In the week starting July 2, 2018, Legacy Reserves (LGCY) decreased from $6.90 to $6.22, a decrease of almost 9.9%. Legacy Reserves fell in the first two days of the week.

On June 25, Legacy Reserves signed an MoU (memorandum of understanding) regarding the settlement of Delaware merger litigation. Legacy entered into the MoU to avoid costs, disruption, delay, and distraction of further litigation. According to the MoU, the settlement will effectively resolve all claims by holders of Legacy’s preferred units.

According to LGCY’s press release, the terms of the merger transaction will be amended where “each outstanding 8% Series A Preferred Unit shall be converted into the right to receive 2.92033118 shares of common stock of New Legacy and each outstanding 8% Series B Preferred Unit shall be converted into the right to receive 2.90650421 shares of common stock of New Legacy (approximately 27.6 million total shares).”

HK, WTI, SN, XEC also see losses

On the list of top decliners, Legacy Reserves (LGCY) is followed by Halcon Resources (HK), W&T Offshore (WTI), Sanchez Energy (SN), and Cimarex Energy (XEC). HK, WTI, SN, and XEC are down ~5.9%, ~4.2%, ~3.8%, and ~3.7%, respectively.

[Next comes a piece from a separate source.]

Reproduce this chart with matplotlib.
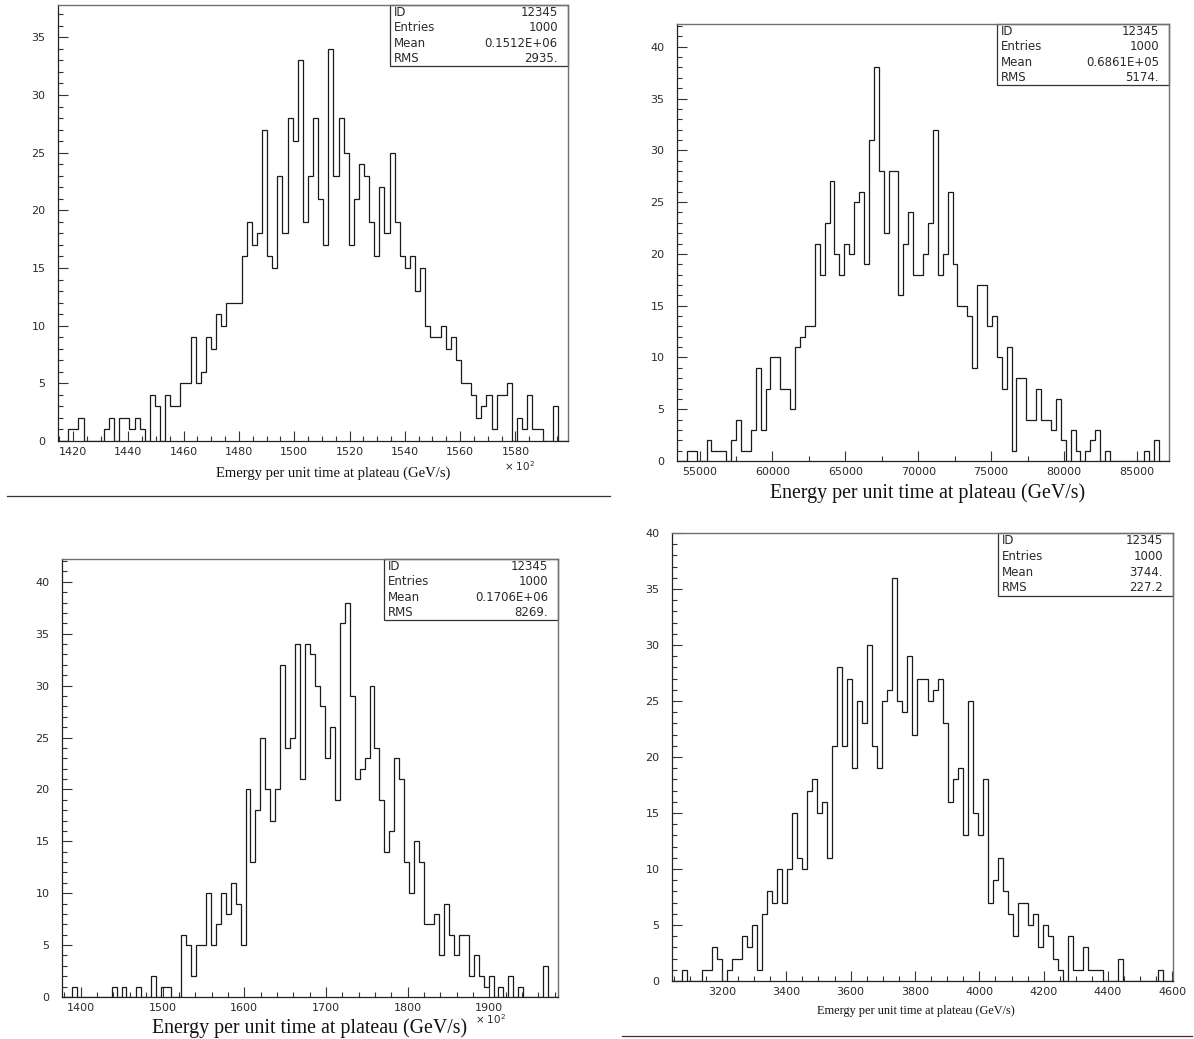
import matplotlib
matplotlib.use('Agg')
import matplotlib.pyplot as plt
import numpy as np
from matplotlib.patches import Rectangle
from matplotlib.ticker import MultipleLocator

W, H = 1194, 1039

stat_names = ['ID', 'Entries', 'Mean', 'RMS']

# top left, x in units of 10^2
p1_range = (1414.6, 1599.0)
p1_counts = [0, 0, 1, 1, 2, 0, 0, 0, 0, 1, 2, 0, 2, 2, 1, 2, 1, 0, 4, 3,
             0, 4, 3, 3, 5, 5, 9, 5, 6, 9, 8, 11, 10, 12, 12, 12, 16, 19, 17, 18,
             27, 16, 15, 23, 18, 28, 26, 33, 19, 23, 28, 21, 17, 34, 23, 28, 25, 17, 21, 24,
             23, 19, 16, 22, 18, 25, 19, 16, 15, 16, 13, 15, 10, 9, 9, 10, 8, 9, 7, 5,
             5, 4, 2, 3, 4, 1, 4, 4, 5, 0, 2, 1, 4, 1, 1, 0, 0, 3, 0, 0]
p1_stats = ['12345', '1000', '0.1512E+06', '2935.']

# top right
p2_range = (53450.0, 87200.0)
p2_counts = [0, 0, 1, 1, 0, 0, 2, 1, 1, 1, 0, 2, 4, 1, 1, 3, 9, 3, 7, 10,
             10, 7, 7, 5, 11, 12, 13, 13, 21, 18, 23, 27, 20, 18, 21, 20, 25, 26, 19, 31,
             38, 28, 22, 28, 28, 16, 21, 24, 18, 18, 20, 23, 32, 18, 20, 26, 19, 15, 15, 14,
             9, 17, 17, 13, 14, 10, 7, 11, 1, 8, 8, 4, 4, 7, 4, 4, 3, 6, 2, 0,
             3, 1, 0, 1, 2, 3, 0, 1, 0, 0, 0, 0, 0, 0, 0, 1, 0, 2, 0, 0]
p2_stats = ['12345', '1000', '0.6861E+05', '5174.']

# bottom left, x in units of 10^2
p3_range = (1377.0, 1984.0)
p3_counts = [0, 0, 1, 0, 0, 0, 0, 0, 0, 0, 1, 0, 1, 0, 0, 1, 0, 0, 2, 0,
             1, 1, 0, 0, 6, 5, 2, 5, 5, 10, 5, 7, 10, 8, 11, 9, 5, 20, 13, 18,
             25, 20, 17, 20, 32, 24, 25, 34, 21, 34, 33, 30, 28, 23, 26, 19, 36, 38, 29, 21,
             22, 23, 30, 24, 19, 14, 16, 23, 21, 13, 10, 15, 13, 7, 7, 8, 4, 9, 6, 4,
             6, 6, 2, 4, 2, 1, 2, 0, 1, 0, 2, 0, 1, 0, 0, 0, 0, 3, 0, 0]
p3_stats = ['12345', '1000', '0.1706E+06', '8269.']

# bottom right
p4_range = (3044.6, 4602.0)
p4_counts = [0, 0, 1, 0, 0, 0, 1, 1, 3, 2, 0, 1, 2, 2, 4, 3, 5, 1, 6, 8,
             7, 10, 7, 10, 15, 11, 10, 17, 18, 15, 16, 11, 21, 28, 21, 27, 19, 25, 23, 30,
             21, 19, 25, 26, 36, 25, 24, 29, 22, 27, 27, 25, 26, 27, 23, 16, 18, 19, 13, 25,
             15, 13, 18, 7, 9, 11, 8, 6, 4, 7, 7, 5, 6, 3, 5, 4, 2, 1, 0, 4,
             1, 1, 3, 1, 1, 1, 0, 0, 0, 2, 0, 0, 0, 0, 0, 0, 0, 1, 0, 0]
p4_stats = ['12345', '1000', '3744.', '227.2']

TEXT_COL = '#2a2a2a'


def px_axes(fig, left, top, right, bottom):
    return fig.add_axes([left / W, 1 - bottom / H,
                         (right - left) / W, (bottom - top) / H])


def px_text(fig, x, y, s, **kw):
    fig.text(x / W, 1 - y / H, s, **kw)


def draw_hist(ax, counts, xrange, ymax, major_x, minor_x):
    edges = np.linspace(xrange[0], xrange[1], len(counts) + 1)
    ax.stairs(counts, edges, color='#1a1a1a', linewidth=0.9)
    ax.set_xlim(*xrange)
    ax.set_ylim(0, ymax)
    ax.xaxis.set_major_locator(MultipleLocator(major_x))
    ax.xaxis.set_minor_locator(MultipleLocator(minor_x))
    ax.yaxis.set_major_locator(MultipleLocator(5))
    ax.yaxis.set_minor_locator(MultipleLocator(1))
    ax.tick_params(which='both', direction='in', top=False, right=False,
                   color='#333333', labelcolor=TEXT_COL, labelsize=8,
                   width=0.8)
    ax.tick_params(which='major', length=7)
    ax.tick_params(which='minor', length=3.5)
    ax.tick_params(axis='y', pad=9)
    ax.tick_params(axis='x', pad=4)
    for s in ['left', 'bottom']:
        ax.spines[s].set_color('#222222')
        ax.spines[s].set_linewidth(0.9)
    for s in ['top', 'right']:
        ax.spines[s].set_color('#707070')
        ax.spines[s].set_linewidth(1.0)


def draw_stats(ax, values):
    x0, y0 = 0.65, 0.86
    ax.add_patch(Rectangle((x0, y0), 1 - x0, 1 - y0, transform=ax.transAxes,
                           fill=False, edgecolor='#333333', linewidth=0.9,
                           clip_on=False))
    h = (1 - y0) / 4
    for i, (name, val) in enumerate(zip(stat_names, values)):
        yc = 1 - h * (i + 0.5)
        ax.text(x0 + 0.008, yc, name, transform=ax.transAxes, ha='left',
                va='center', fontsize=8.5, color=TEXT_COL)
        ax.text(0.98, yc, val, transform=ax.transAxes, ha='right',
                va='center', fontsize=8.5, color=TEXT_COL)


fig = plt.figure(figsize=(W / 100, H / 100), dpi=100)

ax1 = px_axes(fig, 58, 5, 568, 441)
draw_hist(ax1, p1_counts, p1_range, 37.8, 20, 5)
draw_stats(ax1, p1_stats)

ax2 = px_axes(fig, 677, 24, 1169, 461)
draw_hist(ax2, p2_counts, p2_range, 42.2, 5000, 2500)
draw_stats(ax2, p2_stats)

ax3 = px_axes(fig, 62, 559, 558, 997)
draw_hist(ax3, p3_counts, p3_range, 42.2, 100, 20)
draw_stats(ax3, p3_stats)

ax4 = px_axes(fig, 672, 533, 1173, 981)
draw_hist(ax4, p4_counts, p4_range, 40.0, 200, 50)
draw_stats(ax4, p4_stats)

serif = 'Liberation Serif'
px_text(fig, 333, 473, 'Emergy per unit time at plateau (GeV/s)',
        family=serif, fontsize=10.5, ha='center', va='center', color='#111111')
px_text(fig, 520, 466, r'× 10$^2$', fontsize=7.5, ha='center', va='center',
        color=TEXT_COL)
px_text(fig, 928, 493, 'Energy per unit time at plateau (GeV/s)',
        family=serif, fontsize=14.3, ha='center', va='center', color='#111111')
px_text(fig, 310, 1028, 'Energy per unit time at plateau (GeV/s)',
        family=serif, fontsize=14.3, ha='center', va='center', color='#111111')
px_text(fig, 491, 1019, r'× 10$^2$', fontsize=7.5, ha='center', va='center',
        color=TEXT_COL)
px_text(fig, 916, 1011, 'Emergy per unit time at plateau (GeV/s)',
        family=serif, fontsize=8.8, ha='center', va='center', color='#111111')

# separator rules under the left-top and right-bottom plots
fig.add_artist(plt.Line2D([7 / W, 610 / W], [1 - 496 / H, 1 - 496 / H],
                          color='#333333', linewidth=0.9))
fig.add_artist(plt.Line2D([622 / W, 1192 / W], [1 - 1036 / H, 1 - 1036 / H],
                          color='#333333', linewidth=0.9))

fig.savefig('out.png', dpi=100, facecolor='white')
plt.close(fig)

On June 25, Cimarex Energy (XEC) announced the sale of its oil and gas assets located in Ward County, Texas, for ~$570 million in cash to Callon Petroleum (CPE). Currently, these assets produce ~6.8 Mboepd (thousand barrels of oil equivalent). The transaction is expected to close in Q3 2018.

Overall, the First Trust Natural Gas ETF (FCG), which represents an index of energy stocks that derive a substantial portion of their revenues from the exploration and production of natural gas, is down ~0.9%.